How to choose a mediator (and avoid a wasted day)

Answer first: Choose for credibility, process skill, and sector fluency—not for the lowest day rate.

A few selection criteria that matter for startups and scaleups:

  • Commercial realism: can they test assumptions without escalating conflict?
  • Process discipline: do they run a tight structure, keep momentum, and manage emotions?
  • Subject-matter familiarity: housing, construction, procurement, employment, or shareholder disputes depending on your case
  • Drafting support: will they help parties get to signable terms quickly?

Also: bring the right people. Mediation fails when decision-makers aren’t in the room (or aren’t willing to decide).

Practical next steps: build a “mediation-ready” company

Answer first: A mediation-ready business designs conflict resolution before conflict happens.
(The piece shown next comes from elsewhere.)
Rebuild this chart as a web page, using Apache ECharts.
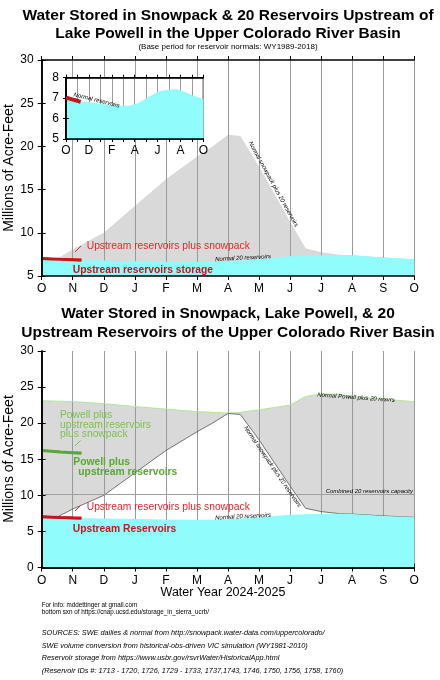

If you’re scaling in the UK and operating anywhere near housing delivery or infrastructure programmes, do these three things this quarter:

  1. Put ADR language into key contracts (customer, supplier, partnership). Not as legal decoration—make it operational.
  2. Create a simple internal escalation path (manager → leadership sponsor → mediation option). Publish it.
  3. Train leaders on early conflict signals: repeated rework, unclear ownership, avoidance, and “decision debt.”

The reality? You don’t need more conflict. You need faster resolution.